Defect Density

Defect Density

Let’s learn about the defect density metric. A defect is any deviation in the application’s functionality not mentioned in SDLC documentation.

Defect Density Formula

Defect Density is a software testing metric calculated as the number of defects raised to the program’s size.


The formula for defect density is as follows:

Defect density = Number of defects that are uncovered / Size of the program 

Program size is usually measured in LOC ( Lines of Code ). This measures the actual lines of code in the source files, excluding comments and blank lines. The units of measurement for defect density depend on the chosen metric for the size of the program or code. The common unit is Defects Per Thousand Lines of Code (DPTL).

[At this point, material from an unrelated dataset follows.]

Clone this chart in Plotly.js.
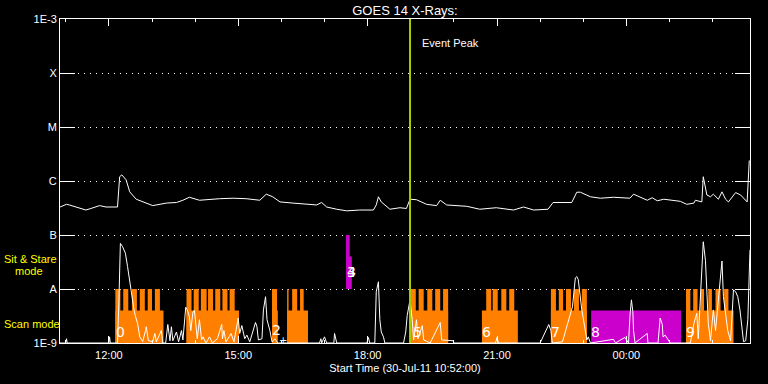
<!DOCTYPE html>
<html>
<head>
<meta charset="utf-8">
<script src="https://cdn.plot.ly/plotly-3.0.1.min.js"></script>
<style>html,body{margin:0;padding:0;background:#000;}#chart{width:768px;height:384px;}</style>
</head>
<body>
<div id="chart"></div>
<script>
// ---- data (times HH:MM; hours < 10 belong to 31-Jul-11) ----
const startDay = '2011-07-30';
const endDay = '2011-07-31';
const rangeStart = '10:52';
const rangeEnd = '02:52';

const yTickVals = [1e-9, 1e-8, 1e-7, 1e-6, 1e-5, 1e-4, 1e-3];
const yTickText = ['1E-9', 'A', 'B', 'C', 'M', 'X', '1E-3'];

// GOES long channel (1-8 A)
const longT = ['10:52','11:01','11:05','11:15','11:28','11:35','11:47','11:56','12:12','12:15',
               '12:18','12:24','12:29','12:38','12:52','13:01','13:20','13:34','13:43','13:52',
               '14:06','14:20','14:34','14:53','15:11','15:30','15:39','15:48','15:58','16:16',
               '16:35','16:49','16:56','17:03','17:17','17:31','17:49','18:08','18:12','18:15',
               '18:19','18:31','18:45','18:54','18:59','19:08','19:22','19:36','19:41','19:50',
               '20:18','20:36','20:59','21:23','21:37','21:51','22:11','22:18','22:44','22:51',
               '22:56','23:10','23:24','23:42','00:05','00:10','00:29','00:36','00:43','00:52',
               '01:15','01:24','01:34','01:36','01:45','01:47','01:52','01:57','02:01','02:08',
               '02:13','02:18','02:22','02:32','02:39','02:48','02:51'];
const longF = [3.3e-7,3.7e-7,3.6e-7,3.3e-7,2.9e-7,3.1e-7,3.5e-7,3.3e-7,3.3e-7,1.2e-6,
               1.3e-6,1.05e-6,6.3e-7,4.6e-7,3.9e-7,3.5e-7,3.9e-7,4.0e-7,4.4e-7,5.0e-7,
               4.4e-7,4.6e-7,4.7e-7,4.8e-7,4.7e-7,4.4e-7,5.7e-7,5.1e-7,4.1e-7,3.9e-7,
               3.7e-7,3.6e-7,4.0e-7,3.3e-7,3.0e-7,2.8e-7,2.9e-7,2.9e-7,3.6e-7,5.1e-7,
               4.1e-7,3.0e-7,3.2e-7,3.1e-7,4.6e-7,4.5e-7,3.7e-7,3.5e-7,4.4e-7,3.6e-7,
               3.4e-7,3.0e-7,3.2e-7,2.9e-7,3.3e-7,2.9e-7,3.0e-7,4.0e-7,4.0e-7,6.2e-7,
               6.2e-7,5.1e-7,4.8e-7,5.0e-7,4.8e-7,5.7e-7,4.4e-7,4.9e-7,4.3e-7,4.6e-7,
               4.2e-7,3.7e-7,3.9e-7,4.4e-7,4.1e-7,1.2e-6,5.5e-7,5.1e-7,5.7e-7,4.6e-7,
               6.3e-7,4.6e-7,4.1e-7,6.1e-7,5.5e-7,4.1e-7,2.4e-6];

// GOES short channel (0.5-4 A)
const shortT = ['10:52','11:00','11:01','11:02','12:00','12:01','12:02','12:12','12:14','12:16',
                '12:19','12:23','12:26','12:30','12:33','12:35','12:37','12:40','12:43','12:47',
                '12:51','12:52','12:55','13:01','13:04','13:06','13:13','13:15','13:19','13:22',
                '13:25','13:27','13:29','13:34','13:37','13:41','13:43','13:45','13:47','13:49',
                '13:52','13:54','13:57','13:59','14:02','14:03','14:06','14:09','14:11','14:15',
                '14:20','14:24','14:31','14:37','14:38','14:40','14:43','14:50','14:54','15:00',
                '15:02','15:05','15:09','15:12','15:16','15:24','15:26','15:28','15:33','15:35',
                '15:38','15:40','15:44','15:47','15:51','15:55','16:53','16:55','16:56','17:00',
                '17:03','17:13','17:14','17:17','17:59','18:01','18:03','18:10','18:12','18:15',
                '18:17','18:19','18:22','18:24','18:50','18:53','18:55','18:57','18:59','19:02',
                '19:04','19:08','19:10','19:16','19:18','19:27','19:41','19:43','19:59','20:00',
                '20:58','21:00','21:02','22:00','22:12','22:15','22:17','22:31','22:45','22:49',
                '22:51','22:53','22:56','22:58','23:02','23:05','23:07','23:10','23:42','23:45',
                '23:58','00:03','00:05','00:07','00:09','00:10','00:12','00:29','00:30','00:44',
                '00:47','00:50','00:51','00:54','01:01','01:29','01:34','01:38','01:40','01:45',
                '01:47','01:50','01:52','01:54','01:57','02:01','02:04','02:08','02:11','02:13',
                '02:15','02:18','02:21','02:25','02:29','02:32','02:35','02:38','02:41','02:43',
                '02:46','02:49','02:52'];
const shortF = [1e-9,1e-9,1.2e-9,1e-9,1e-9,1.3e-9,1e-9,1e-9,6.3e-9,7.0e-8,
                6.1e-8,4.6e-8,2.6e-8,1.1e-8,7.2e-9,4.1e-9,3.1e-9,2.3e-9,1.3e-9,1.06e-9,
                1.7e-9,2.0e-9,1.1e-9,1.06e-9,1.5e-9,1.05e-9,1.7e-9,1e-9,1e-9,2.2e-9,
                1.1e-9,2.0e-9,1.1e-9,1.6e-9,1.05e-9,1.7e-9,1.14e-9,2.9e-9,4.6e-9,4.1e-9,
                3.1e-9,1.7e-9,3.8e-9,4.0e-9,1.7e-9,1.2e-9,2.7e-9,1.14e-9,1.3e-9,1e-9,
                1.3e-9,1e-9,1.2e-9,2.2e-9,1.2e-9,1.7e-9,1.05e-9,1.5e-9,1.05e-9,2.9e-9,
                1.5e-9,2.1e-9,1.2e-9,1.4e-9,1.05e-9,2.4e-9,2.0e-9,1.14e-9,1.2e-9,4.1e-9,
                7.2e-9,2.7e-9,1.7e-9,1.05e-9,1.2e-9,1e-9,1e-9,1.2e-9,1e-9,1.3e-9,
                1e-9,1e-9,1.5e-9,1e-9,1e-9,1.27e-9,1e-9,1e-9,8.9e-9,1.36e-8,
                2.7e-9,1.6e-9,1.3e-9,1e-9,1e-9,1.6e-9,3.2e-9,4.4e-9,6.3e-9,2.7e-9,
                1.14e-9,2.7e-9,1.2e-9,2.1e-9,1.14e-9,1e-9,2.4e-9,1.14e-9,1.1e-9,1e-9,
                1e-9,1.27e-9,1e-9,1e-9,2.2e-9,1.7e-9,1e-9,1.05e-9,4.7e-9,1.6e-8,
                1.7e-8,1.5e-8,7.2e-9,4.1e-9,2.0e-9,1.14e-9,1.3e-9,1e-9,1.17e-9,1e-9,
                1.27e-9,1e-9,3.2e-9,6.3e-9,3.8e-9,1.7e-9,1e-9,1.5e-9,1e-9,1e-9,
                2.9e-9,2.2e-9,1.3e-9,1.4e-9,1e-9,1e-9,2.3e-9,3.55e-9,1.2e-9,3.4e-8,
                7.5e-8,3.4e-8,7.2e-9,2.3e-9,1.1e-9,4.1e-9,1.7e-9,7.2e-9,2.25e-8,3.3e-8,
                7.2e-9,3.1e-9,1.7e-9,1.1e-9,9.6e-9,8.9e-9,7.2e-9,4.1e-9,1.7e-9,1.06e-9,
                1.1e-9,2.7e-9,5.3e-8];

// Scan mode observations
const scanBase = 1e-9, scanLow = 4e-9, scanHigh = 1e-8;
const scanStart = ['12:09','13:48','15:47','16:08','19:00','20:39','22:15','01:23'];
const scanEnd   = ['13:16','15:01','15:55','16:37','19:52','21:29','23:05','02:29'];
const peakStart = ['12:09','12:20','12:32','12:43','12:54','13:04',
                   '13:48','13:58','14:08','14:18','14:28','14:38','14:48',
                   '15:47','16:08','16:15','16:26',
                   '19:00','19:11','19:23','19:34','19:45',
                   '20:45','20:54','21:06','21:17',
                   '22:15','22:26','22:36','22:47','22:58',
                   '01:23','01:33','01:43','01:54','02:04','02:16'];
const peakEnd   = ['12:16','12:27','12:39','12:50','13:00','13:11',
                   '13:55','14:05','14:16','14:25','14:35','14:45','14:55',
                   '15:54','16:10','16:22','16:31',
                   '19:07','19:18','19:30','19:41','19:52',
                   '20:52','21:01','21:13','21:24',
                   '22:22','22:32','22:43','22:54','23:05',
                   '01:29','01:39','01:48','01:59','02:11','02:22'];

// Sit & Stare observations
const sitStart = ['17:30','17:35','23:11'];
const sitEnd   = ['17:35','17:38','01:16'];
const sitBase  = [1e-8, 1e-8, 1e-9];
const sitTop   = [1e-7, 4e-8, 4e-9];

// Block labels
const blockLabels = ['0', '2', '+', '3', '4', '5', '6', '7', '8', '9'];
const blockLabelT = ['12:16','15:53','16:02','17:38','17:38','19:09','20:46','22:22','23:17','01:29'];
const blockLabelF = [1.6e-9, 1.75e-9, 1.1e-9, 2.1e-8, 2.1e-8, 1.6e-9, 1.6e-9, 1.6e-9, 1.6e-9, 1.6e-9];
const blockLabelSize = [14, 14, 10, 14, 14, 14, 14, 14, 14, 14];

const eventPeakT = '18:59';

// ---- helpers ----
function toDate(hhmm) {
  const h = parseInt(hhmm.split(':')[0], 10);
  return (h < 10 ? endDay : startDay) + ' ' + hhmm;
}
function rects(t0s, t1s, los, his) {
  const x = [], y = [];
  for (let i = 0; i < t0s.length; i++) {
    const a = toDate(t0s[i]), b = toDate(t1s[i]);
    const lo = Array.isArray(los) ? los[i] : los;
    const hi = Array.isArray(his) ? his[i] : his;
    x.push(a, a, b, b, a, null);
    y.push(lo, hi, hi, lo, lo, null);
  }
  return {x, y};
}

const ORANGE = '#ff8000', MAGENTA = '#cc00cc', YELLOW = '#ffff00', GREEN = '#a4cc00';

const scanLowR = rects(scanStart, scanEnd, scanBase, scanLow);
const scanHighR = rects(peakStart, peakEnd, scanBase, scanHigh);
const sitR = rects(sitStart, sitEnd, sitBase, sitTop);

const fillTrace = (r, c) => ({
  x: r.x, y: r.y, type: 'scatter', mode: 'lines', fill: 'toself',
  fillcolor: c, line: {width: 0, color: c}, hoverinfo: 'skip', connectgaps: false
});

const traces = [
  fillTrace(scanLowR, ORANGE),
  fillTrace(scanHighR, ORANGE),
  fillTrace(sitR, MAGENTA),
  {x: longT.map(toDate), y: longF, type: 'scatter', mode: 'lines',
   line: {color: 'white', width: 1}},
  {x: shortT.map(toDate), y: shortF, type: 'scatter', mode: 'lines',
   line: {color: 'white', width: 1}}
];

const annotations = blockLabels.map((t, i) => ({
  text: t, x: toDate(blockLabelT[i]), y: Math.log10(blockLabelF[i]),
  xref: 'x', yref: 'y', showarrow: false, xanchor: 'center', yanchor: 'middle',
  font: {family: 'DejaVu Sans', size: blockLabelSize[i], color: 'white'}
}));
annotations.push(
  {text: 'Event Peak', x: toDate(eventPeakT), xref: 'x', xshift: 10, xanchor: 'left',
   y: 0.926, yref: 'paper', yanchor: 'middle', showarrow: false,
   font: {family: 'Liberation Sans', size: 11, color: 'white'}},
  {text: 'Sit & Stare', x: 0, xref: 'paper', xshift: -58, xanchor: 'left',
   y: 0.259, yref: 'paper', yanchor: 'middle', showarrow: false,
   font: {family: 'Liberation Sans', size: 11, color: YELLOW}},
  {text: 'mode', x: 0, xref: 'paper', xshift: -47, xanchor: 'left',
   y: 0.222, yref: 'paper', yanchor: 'middle', showarrow: false,
   font: {family: 'Liberation Sans', size: 11, color: YELLOW}},
  {text: 'Scan mode', x: 0, xref: 'paper', xshift: -58, xanchor: 'left',
   y: 0.059, yref: 'paper', yanchor: 'middle', showarrow: false,
   font: {family: 'Liberation Sans', size: 11, color: YELLOW}}
);

const layout = {
  width: 768, height: 384,
  paper_bgcolor: 'black', plot_bgcolor: 'black',
  margin: {l: 60, r: 18, t: 19, b: 41},
  showlegend: false,
  font: {family: 'Liberation Sans', color: 'white', size: 11},
  title: {text: 'GOES 14 X-Rays:', font: {family: 'Liberation Sans', size: 13, color: 'white'},
          x: 0.5, xref: 'paper', xanchor: 'center', y: 1 - 10 / 384, yref: 'container', yanchor: 'middle'},
  xaxis: {
    type: 'date',
    range: [startDay + ' ' + rangeStart, endDay + ' ' + rangeEnd],
    tick0: startDay + ' 12:00', dtick: 3 * 3600000, tickformat: '%H:%M',
    ticks: 'inside', ticklen: 7, tickwidth: 1, tickcolor: 'white',
    ticklabelstandoff: 2,
    minor: {tick0: startDay + ' 11:00', dtick: 3600000, ticks: 'inside', ticklen: 3,
            tickcolor: 'white', tickwidth: 1, showgrid: false},
    showline: true, linecolor: 'white', linewidth: 1, mirror: 'ticks',
    showgrid: false, zeroline: false,
    tickfont: {family: 'Liberation Sans', size: 11, color: 'white'},
    title: {text: 'Start Time (30-Jul-11 10:52:00)', standoff: 4,
            font: {family: 'Liberation Sans', size: 11, color: 'white'}},
    fixedrange: true
  },
  yaxis: {
    type: 'log', range: [-9, -3],
    tickmode: 'array', tickvals: yTickVals, ticktext: yTickText,
    ticks: 'inside', ticklen: 15, tickwidth: 1, tickcolor: 'white',
    showline: true, linecolor: 'white', linewidth: 1, mirror: 'ticks',
    showgrid: true, gridcolor: 'white', gridwidth: 1, griddash: '1px,5px',
    zeroline: false,
    tickfont: {family: 'Liberation Sans', size: 11, color: 'white'},
    fixedrange: true
  },
  shapes: [{type: 'line', xref: 'x', yref: 'paper', x0: toDate(eventPeakT), x1: toDate(eventPeakT),
            y0: 0, y1: 1, line: {color: GREEN, width: 2}, layer: 'above'}],
  annotations: annotations
};

Plotly.newPlot('chart', traces, layout, {displayModeBar: false, staticPlot: true});
</script>
</body>
</html>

Defect density ( DPTL) = Number of defects that are uncovered / ( Size of the program/ 1000) 


Let’s consider the following example.

The software project has 75 defects, and the program’s size is 10,000 lines of code. Based on the above formula, we can calculate the defect density metric as:

The given data is:

  • Number of defects = 75
  • Program size = 10000 LOC

Calculate the Defect density metric:

Defect Density = 75 / 10000 Defects per Line of Code

Defect Density = 0.0075 Defects per Line of Code

The same when we use Defects Per Thousand Lines of Code:

= 75 / ( 10000/1000)

= 75 / 10

= 7.5 DPTL


A lower defect density generally indicates better software quality. Still, the interpretation may vary based on the project’s complexity, the type of application, and the development team’s or organization’s specific goals. Regularly tracking this metric over time can help identify trends and provide insights into the effectiveness of the development and testing processes.